A friend living overseas recently emailed me. He was having issues with an older HACMP cluster and wanted another set of eyeballs to check it. At the time I happened to be talking with a PowerHA guru, so I invited him to take a look as well.
Our small troubleshooting group reminded me of the people who work on their cars in their driveway. At least in my formative years, the sight of someone tinkering with a car would inevitably draw curious neighbors eager to see the mechanic do his thing. In this case, the attraction was an old HACMP cluster that -- via a WebEx session -- my guru friend and I could examine from several time zones away.
I'm still amazed at the relative ease with which it is now possible to communicate with anyone, anywhere. I have family members in South Africa. Years ago they actually sent a telegram to my door because they couldn't reach me on the phone. (Not that transnational phone service was inherently unreliable in those days, but occasionally calls didn't get through.) Surprised as I was to discover that telegrams still existed, it was the best alternative for delivering time-sensitive information at that time.

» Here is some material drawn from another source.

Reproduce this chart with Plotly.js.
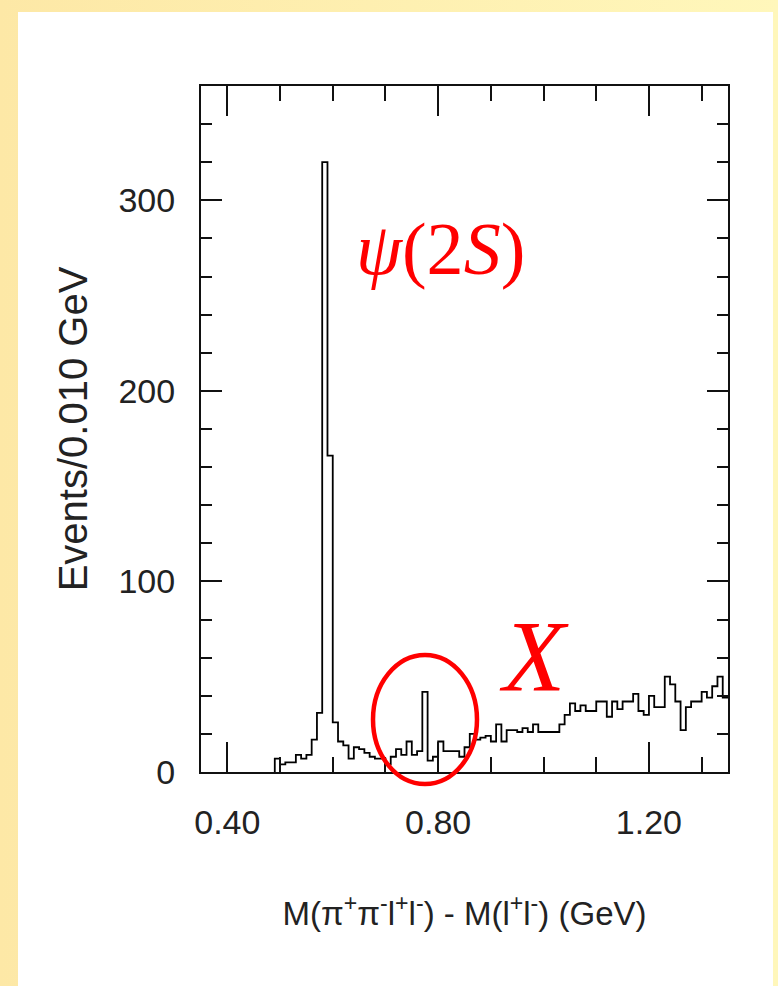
<!DOCTYPE html>
<html><head><meta charset="utf-8">
<script src="https://cdn.plot.ly/plotly-3.0.1.min.js"></script>
<style>
html,body{margin:0;padding:0;width:778px;height:986px;overflow:hidden;background:linear-gradient(to right,#fde8a6,#fff7bb);}
#frame{position:absolute;left:18px;top:12px;width:755px;height:974px;background:#ffffff;}
#chart{position:absolute;left:0;top:0;width:778px;height:986px;}
</style></head><body>
<div id="frame"></div><div id="chart"></div>
<script>
// Histogram: events per 0.010 GeV bin, first bin starts at 0.49 GeV
const binLow = 0.49;
const binWidth = 0.01;
const counts = [
  7, 4, 5, 5, 9, 7, 9, 17, 31, 320,
  166, 26, 16, 14, 7, 13, 12, 10, 8, 7,
  7, 4, 8, 12, 9, 16, 9, 11, 42, 6,
  8, 16, 11, 11, 11, 8, 13, 20, 17, 18,
  19, 16, 25, 16, 22, 22, 21, 23, 21, 25,
  21, 21, 21, 21, 25, 30, 36, 32, 35, 32,
  32, 37, 37, 29, 37, 33, 37, 37, 41, 32,
  30, 40, 34, 34, 50, 46, 37, 22, 34, 37,
  37, 42, 39, 45, 50, 39
];
const xTickVals = [0.4, 0.8, 1.2];
const xTickText = ['0.40', '0.80', '1.20'];
const yTickVals = [0, 100, 200, 300];
const yTickText = ['0', '100', '200', '300'];
const xTitle = 'M(π<sup>+</sup>π<sup>-</sup>l<sup>+</sup>l<sup>-</sup>) - M(l<sup>+</sup>l<sup>-</sup>) (GeV)';
const yTitle = 'Events/0.010 GeV';
const peakLabel = '<i>ψ</i>(2<i>S</i>)';
const xLabel = '<i>X</i>';

// step outline built from bin edges
const xs = [binLow];
const ys = [0];
counts.forEach((c, i) => { xs.push(Number((binLow + i * binWidth).toFixed(4))); ys.push(c); });
xs.push(Number((binLow + counts.length * binWidth).toFixed(4)));
ys.push(counts[counts.length - 1]);

const trace = {
  x: xs, y: ys, type: 'scatter', mode: 'lines',
  line: {shape: 'hv', color: '#000000', width: 1.8},
  hoverinfo: 'skip', showlegend: false, cliponaxis: false
};

const tickFont = {family: 'Liberation Sans, Arial, sans-serif', size: 34, color: '#222'};
const layout = {
  width: 778, height: 986,
  margin: {l: 201, r: 50, t: 86, b: 214, pad: 0},
  paper_bgcolor: 'rgba(0,0,0,0)', plot_bgcolor: 'rgba(0,0,0,0)',
  showlegend: false,
  xaxis: {
    range: [0.35, 1.35], showgrid: false, zeroline: false,
    showline: true, linecolor: '#111', linewidth: 2, mirror: 'ticks',
    ticks: 'inside', ticklen: 30, tickwidth: 2, tickcolor: '#111',
    tickvals: xTickVals, ticktext: xTickText, tickfont: tickFont,
    ticklabelstandoff: 19,
    minor: {ticks: 'inside', dtick: 0.1, tick0: 0.4, ticklen: 15, tickwidth: 2, tickcolor: '#111', showgrid: false},
    title: {text: xTitle, font: {family: 'Liberation Sans, Arial, sans-serif', size: 33, color: '#222'}, standoff: 62}
  },
  yaxis: {
    range: [0, 360], showgrid: false, zeroline: false,
    showline: true, linecolor: '#111', linewidth: 2, mirror: 'ticks',
    ticks: 'inside', ticklen: 21, tickwidth: 2, tickcolor: '#111',
    tickvals: yTickVals, ticktext: yTickText, tickfont: tickFont,
    ticklabelstandoff: 17,
    minor: {ticks: 'inside', dtick: 20, tick0: 0, ticklen: 11, tickwidth: 2, tickcolor: '#111', showgrid: false},
    title: {text: yTitle, font: {family: 'Liberation Sans, Arial, sans-serif', size: 40, color: '#222'}, standoff: 18}
  },
  annotations: [
    {text: peakLabel, xref: 'paper', yref: 'paper', x: 0.455, y: 0.762, xanchor: 'center', yanchor: 'middle',
     showarrow: false, font: {family: 'Liberation Serif, DejaVu Serif, serif', size: 74, color: '#ff0000'}},
    {text: xLabel, xref: 'paper', yref: 'paper', x: 0.632, y: 0.168, xanchor: 'center', yanchor: 'middle',
     showarrow: false, font: {family: 'Liberation Serif, DejaVu Serif, serif', size: 102, color: '#ff0000'}}
  ],
  shapes: [
    {type: 'circle', xref: 'paper', yref: 'paper', x0: 0.3264, x1: 0.5237, y0: -0.0175, y1: 0.1706,
     line: {color: '#ff0000', width: 4.5}, layer: 'above'}
  ]
};

Plotly.newPlot('chart', [trace], layout, {staticPlot: true, displayModeBar: false});
</script>
</body></html>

Awhile back, I sent them a magicJack VOIP system so they could have a local U.S. number. This means that any time I want I can pick up the phone and make what's essentially a free phone call to the other side of the world.
Admittedly, VOIP technologies aren't yet completely reliable. My friend with the HACMP cluster experienced issues with his VOIP solution. We tried IM, but weren't satisfied waiting for each side to type out messages. Ultimately, he opted to call me on his cell phone. Of course that wasn't free, but calling internationally is much cheaper than it was even a few years ago.

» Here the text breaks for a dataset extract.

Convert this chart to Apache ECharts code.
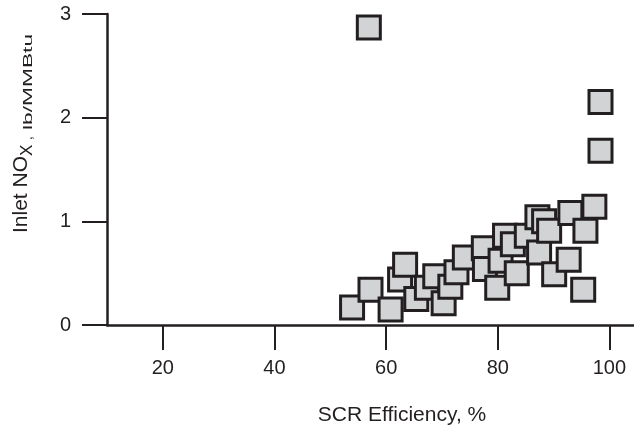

As for the HACMP issue, it was fairly straightforward. A change had been made in the environment. Someone added NFS to the cluster nodes, but not to the HACMP resource groups. The admin then decided to remove NFS, but didn't remove it completely. As a result, the cluster was out of sync, and HAMP wouldn't start at the next failover:
ERROR: The nodes in resource group HA_RG are configured with more than one NFS domain. All nodes in a resource group must use the same NFS domain.
Use the command 'chnfsdom <domain name>' to set the domain name.
With this error message pointing us in the right direction, the issue was quickly resolved.
We're fortunate enough to work with some impressive technology, and that includes the older systems that continue to function effectively. But do you ever stop and really think about the amazing communication capabilities we have these days? Do you just take it for granted that these devices that fit in our pockets and purses allow us to interact in realtime with people from around the world for a relatively low cost and with very little effort?